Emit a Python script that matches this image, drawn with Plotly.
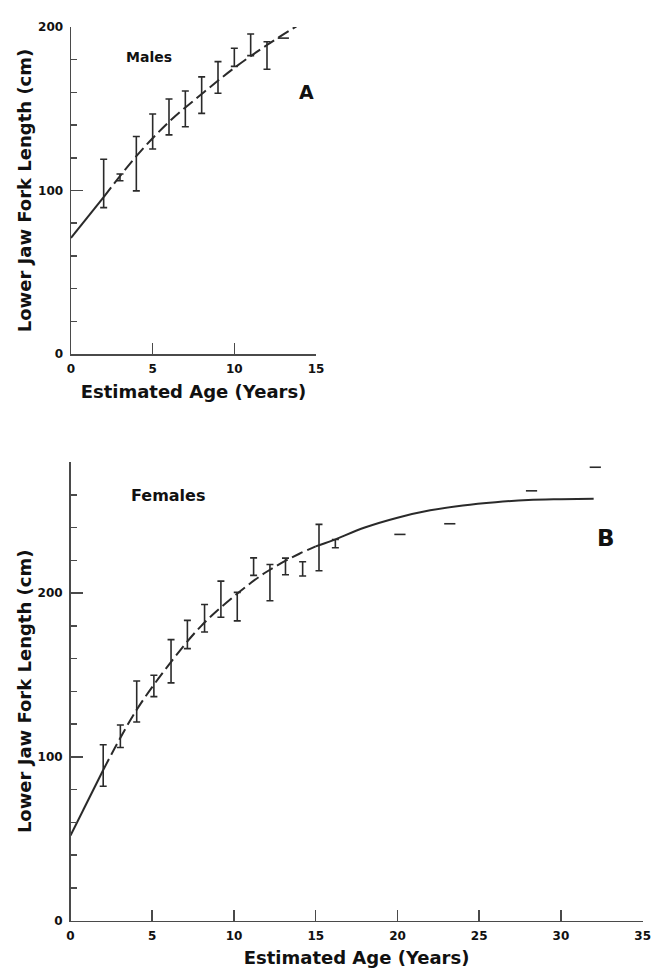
import plotly.graph_objects as go

# ---------------- Panel A: Males ----------------
male_age = [2, 3, 4, 5, 6, 7, 8, 9, 10, 11, 12]
male_low = [89.5, 106.0, 99.8, 125.4, 134.0, 139.0, 147.2, 159.5, 175.9, 182.5, 174.2]
male_high = [119.1, 110.1, 133.0, 146.8, 156.0, 160.9, 169.5, 178.8, 187.0, 195.7, 191.0]
male_single_age = [13, 14]
male_single_len = [193.2, 209.0]
male_curve_age = [0, 2, 4, 6, 8, 10, 12, 13.9]
male_curve_len = [71, 96, 121, 142, 159, 175, 189, 201]

# ---------------- Panel B: Females ----------------
female_age = [2.0, 3.05, 4.05, 5.1, 6.15, 7.15, 8.2, 9.2, 10.2, 11.2, 12.2, 13.15, 14.2, 15.2, 16.2]
female_low = [82.1, 105.7, 121.3, 136.8, 145.2, 166.1, 176.2, 185.2, 183.0, 210.8, 195.3, 211.2, 210.4, 213.6, 227.7]
female_high = [107.4, 119.5, 146.3, 149.8, 171.6, 183.3, 193.0, 207.3, 200.4, 221.5, 217.4, 221.3, 219.1, 241.9, 232.7]
female_single_age = [20.15, 23.2, 28.2, 32.1]
female_single_len = [235.8, 242.3, 262.4, 276.8]
female_curve_age = [0, 2, 4, 6, 8, 10, 12, 14, 15, 16, 18, 20, 22, 24, 26, 28, 30, 32]
female_curve_len = [52, 92, 128, 156, 180, 198, 213, 224, 228.5, 232, 240, 246, 250.5, 253.5, 255.5, 256.8, 257.3, 257.6]

INK = "#2a2a2a"
AXIS = "#4a4a4a"
FONT = "DejaVu Sans"

fig = go.Figure()


def add_panel(ages, lows, highs, s_age, s_len, c_age, c_len, solid_split, tail_split, xa, ya):
    centers = [(lo + hi) / 2 for lo, hi in zip(lows, highs)]
    fig.add_trace(go.Scatter(
        x=ages, y=centers, mode="markers",
        marker=dict(size=1, color="rgba(0,0,0,0)"),
        error_y=dict(type="data", symmetric=False,
                     array=[h - c for h, c in zip(highs, centers)],
                     arrayminus=[c - l for l, c in zip(lows, centers)],
                     color=INK, thickness=1.6, width=3.5),
        xaxis=xa, yaxis=ya, showlegend=False, hoverinfo="skip"))
    fig.add_trace(go.Scatter(
        x=s_age, y=s_len, mode="markers",
        marker=dict(symbol="line-ew", size=8, line=dict(width=1.6, color=INK)),
        cliponaxis=False, xaxis=xa, yaxis=ya, showlegend=False, hoverinfo="skip"))
    fig.add_trace(go.Scatter(
        x=c_age[:solid_split + 1], y=c_len[:solid_split + 1], mode="lines",
        line=dict(color=INK, width=2, shape="spline"),
        xaxis=xa, yaxis=ya, showlegend=False, hoverinfo="skip"))
    end = tail_split + 1 if tail_split is not None else len(c_age)
    fig.add_trace(go.Scatter(
        x=c_age[solid_split:end], y=c_len[solid_split:end], mode="lines",
        line=dict(color=INK, width=2, dash="12px,5px", shape="spline"),
        xaxis=xa, yaxis=ya, showlegend=False, hoverinfo="skip"))
    if tail_split is not None:
        fig.add_trace(go.Scatter(
            x=c_age[tail_split:], y=c_len[tail_split:], mode="lines",
            line=dict(color=INK, width=2, shape="spline"),
            xaxis=xa, yaxis=ya, showlegend=False, hoverinfo="skip"))


add_panel(male_age, male_low, male_high, male_single_age, male_single_len,
          male_curve_age, male_curve_len, 1, None, "x", "y")
add_panel(female_age, female_low, female_high, female_single_age, female_single_len,
          female_curve_age, female_curve_len, 1, female_curve_age.index(15), "x2", "y2")

W, H = 653, 973
tickfont = dict(family=FONT, size=12, color="#111", weight="bold")
titlefont = dict(family=FONT, size=18, color="#111", weight="bold")


def xaxis(dom, rng, anchor):
    return dict(domain=dom, range=rng, anchor=anchor, dtick=5, tick0=0,
                showline=True, linecolor=AXIS, linewidth=1.5, mirror=False,
                ticks="inside", ticklen=11, tickwidth=1.5, tickcolor=AXIS,
                showgrid=False, zeroline=False, tickfont=tickfont,
                ticklabelstandoff=3, automargin=False,
                title=dict(text="Estimated Age (Years)", font=titlefont, standoff=10),
                fixedrange=True)


def yaxis(dom, rng, anchor):
    return dict(domain=dom, range=rng, anchor=anchor, dtick=100, tick0=0,
                showline=True, linecolor=AXIS, linewidth=1.5,
                ticks="inside", ticklen=12, tickwidth=1.5, tickcolor=AXIS,
                minor=dict(dtick=20, ticks="inside", ticklen=6, tickwidth=1.5, tickcolor=AXIS),
                showgrid=False, zeroline=False, tickfont=tickfont,
                ticklabelstandoff=4, automargin=False,
                title=dict(text="Lower Jaw Fork Length (cm)", font=titlefont, standoff=1),
                fixedrange=True)


fig.update_layout(
    width=W, height=H, margin=dict(l=0, r=0, t=0, b=0),
    paper_bgcolor="white", plot_bgcolor="white",
    xaxis=xaxis([71 / W, 316 / W], [0, 15], "y"),
    yaxis=yaxis([1 - 354 / H, 1 - 27 / H], [0, 200], "x"),
    xaxis2=xaxis([70.5 / W, 642.7 / W], [0, 35], "y2"),
    yaxis2=yaxis([1 - 920.7 / H, 1 - 462 / H], [0, 280], "x2"),
    annotations=[
        dict(text="Males", x=4.76, y=181.7, xref="x", yref="y", showarrow=False,
             font=dict(family=FONT, size=14, color="#111", weight="bold")),
        dict(text="A", x=14.4, y=160.5, xref="x", yref="y", showarrow=False,
             font=dict(family=FONT, size=19, color="#111", weight="bold")),
        dict(text="Females", x=5.98, y=259.6, xref="x2", yref="y2", showarrow=False,
             font=dict(family=FONT, size=16, color="#111", weight="bold")),
        dict(text="B", x=32.75, y=233.7, xref="x2", yref="y2", showarrow=False,
             font=dict(family=FONT, size=23, color="#111", weight="bold")),
    ],
)

fig.write_html("out.html",
               config=dict(displayModeBar=False, staticPlot=True),
               post_script="document.body.style.margin='0';document.body.style.overflow='hidden';")
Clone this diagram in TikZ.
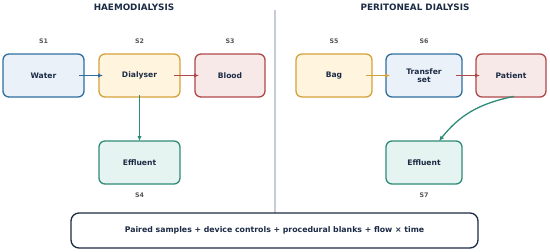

= Problem =
Reproduce the listing above exactly, excluding all pictures.

= Exercise result =
Emit a Python script that matches this image, drawn with Plotly.
import plotly.graph_objects as go

# ---------------- Panel A: Males ----------------
male_age = [2, 3, 4, 5, 6, 7, 8, 9, 10, 11, 12]
male_low = [89.5, 106.0, 99.8, 125.4, 134.0, 139.0, 147.2, 159.5, 175.9, 182.5, 174.2]
male_high = [119.1, 110.1, 133.0, 146.8, 156.0, 160.9, 169.5, 178.8, 187.0, 195.7, 191.0]
male_single_age = [13, 14]
male_single_len = [193.2, 209.0]
male_curve_age = [0, 2, 4, 6, 8, 10, 12, 13.9]
male_curve_len = [71, 96, 121, 142, 159, 175, 189, 201]

# ---------------- Panel B: Females ----------------
female_age = [2.0, 3.05, 4.05, 5.1, 6.15, 7.15, 8.2, 9.2, 10.2, 11.2, 12.2, 13.15, 14.2, 15.2, 16.2]
female_low = [82.1, 105.7, 121.3, 136.8, 145.2, 166.1, 176.2, 185.2, 183.0, 210.8, 195.3, 211.2, 210.4, 213.6, 227.7]
female_high = [107.4, 119.5, 146.3, 149.8, 171.6, 183.3, 193.0, 207.3, 200.4, 221.5, 217.4, 221.3, 219.1, 241.9, 232.7]
female_single_age = [20.15, 23.2, 28.2, 32.1]
female_single_len = [235.8, 242.3, 262.4, 276.8]
female_curve_age = [0, 2, 4, 6, 8, 10, 12, 14, 15, 16, 18, 20, 22, 24, 26, 28, 30, 32]
female_curve_len = [52, 92, 128, 156, 180, 198, 213, 224, 228.5, 232, 240, 246, 250.5, 253.5, 255.5, 256.8, 257.3, 257.6]

INK = "#2a2a2a"
AXIS = "#4a4a4a"
FONT = "DejaVu Sans"

fig = go.Figure()


def add_panel(ages, lows, highs, s_age, s_len, c_age, c_len, solid_split, tail_split, xa, ya):
    centers = [(lo + hi) / 2 for lo, hi in zip(lows, highs)]
    fig.add_trace(go.Scatter(
        x=ages, y=centers, mode="markers",
        marker=dict(size=1, color="rgba(0,0,0,0)"),
        error_y=dict(type="data", symmetric=False,
                     array=[h - c for h, c in zip(highs, centers)],
                     arrayminus=[c - l for l, c in zip(lows, centers)],
                     color=INK, thickness=1.6, width=3.5),
        xaxis=xa, yaxis=ya, showlegend=False, hoverinfo="skip"))
    fig.add_trace(go.Scatter(
        x=s_age, y=s_len, mode="markers",
        marker=dict(symbol="line-ew", size=8, line=dict(width=1.6, color=INK)),
        cliponaxis=False, xaxis=xa, yaxis=ya, showlegend=False, hoverinfo="skip"))
    fig.add_trace(go.Scatter(
        x=c_age[:solid_split + 1], y=c_len[:solid_split + 1], mode="lines",
        line=dict(color=INK, width=2, shape="spline"),
        xaxis=xa, yaxis=ya, showlegend=False, hoverinfo="skip"))
    end = tail_split + 1 if tail_split is not None else len(c_age)
    fig.add_trace(go.Scatter(
        x=c_age[solid_split:end], y=c_len[solid_split:end], mode="lines",
        line=dict(color=INK, width=2, dash="12px,5px", shape="spline"),
        xaxis=xa, yaxis=ya, showlegend=False, hoverinfo="skip"))
    if tail_split is not None:
        fig.add_trace(go.Scatter(
            x=c_age[tail_split:], y=c_len[tail_split:], mode="lines",
            line=dict(color=INK, width=2, shape="spline"),
            xaxis=xa, yaxis=ya, showlegend=False, hoverinfo="skip"))


add_panel(male_age, male_low, male_high, male_single_age, male_single_len,
          male_curve_age, male_curve_len, 1, None, "x", "y")
add_panel(female_age, female_low, female_high, female_single_age, female_single_len,
          female_curve_age, female_curve_len, 1, female_curve_age.index(15), "x2", "y2")

W, H = 653, 973
tickfont = dict(family=FONT, size=12, color="#111", weight="bold")
titlefont = dict(family=FONT, size=18, color="#111", weight="bold")


def xaxis(dom, rng, anchor):
    return dict(domain=dom, range=rng, anchor=anchor, dtick=5, tick0=0,
                showline=True, linecolor=AXIS, linewidth=1.5, mirror=False,
                ticks="inside", ticklen=11, tickwidth=1.5, tickcolor=AXIS,
                showgrid=False, zeroline=False, tickfont=tickfont,
                ticklabelstandoff=3, automargin=False,
                title=dict(text="Estimated Age (Years)", font=titlefont, standoff=10),
                fixedrange=True)


def yaxis(dom, rng, anchor):
    return dict(domain=dom, range=rng, anchor=anchor, dtick=100, tick0=0,
                showline=True, linecolor=AXIS, linewidth=1.5,
                ticks="inside", ticklen=12, tickwidth=1.5, tickcolor=AXIS,
                minor=dict(dtick=20, ticks="inside", ticklen=6, tickwidth=1.5, tickcolor=AXIS),
                showgrid=False, zeroline=False, tickfont=tickfont,
                ticklabelstandoff=4, automargin=False,
                title=dict(text="Lower Jaw Fork Length (cm)", font=titlefont, standoff=1),
                fixedrange=True)


fig.update_layout(
    width=W, height=H, margin=dict(l=0, r=0, t=0, b=0),
    paper_bgcolor="white", plot_bgcolor="white",
    xaxis=xaxis([71 / W, 316 / W], [0, 15], "y"),
    yaxis=yaxis([1 - 354 / H, 1 - 27 / H], [0, 200], "x"),
    xaxis2=xaxis([70.5 / W, 642.7 / W], [0, 35], "y2"),
    yaxis2=yaxis([1 - 920.7 / H, 1 - 462 / H], [0, 280], "x2"),
    annotations=[
        dict(text="Males", x=4.76, y=181.7, xref="x", yref="y", showarrow=False,
             font=dict(family=FONT, size=14, color="#111", weight="bold")),
        dict(text="A", x=14.4, y=160.5, xref="x", yref="y", showarrow=False,
             font=dict(family=FONT, size=19, color="#111", weight="bold")),
        dict(text="Females", x=5.98, y=259.6, xref="x2", yref="y2", showarrow=False,
             font=dict(family=FONT, size=16, color="#111", weight="bold")),
        dict(text="B", x=32.75, y=233.7, xref="x2", yref="y2", showarrow=False,
             font=dict(family=FONT, size=23, color="#111", weight="bold")),
    ],
)

fig.write_html("out.html",
               config=dict(displayModeBar=False, staticPlot=True),
               post_script="document.body.style.margin='0';document.body.style.overflow='hidden';")
Clone this diagram in TikZ.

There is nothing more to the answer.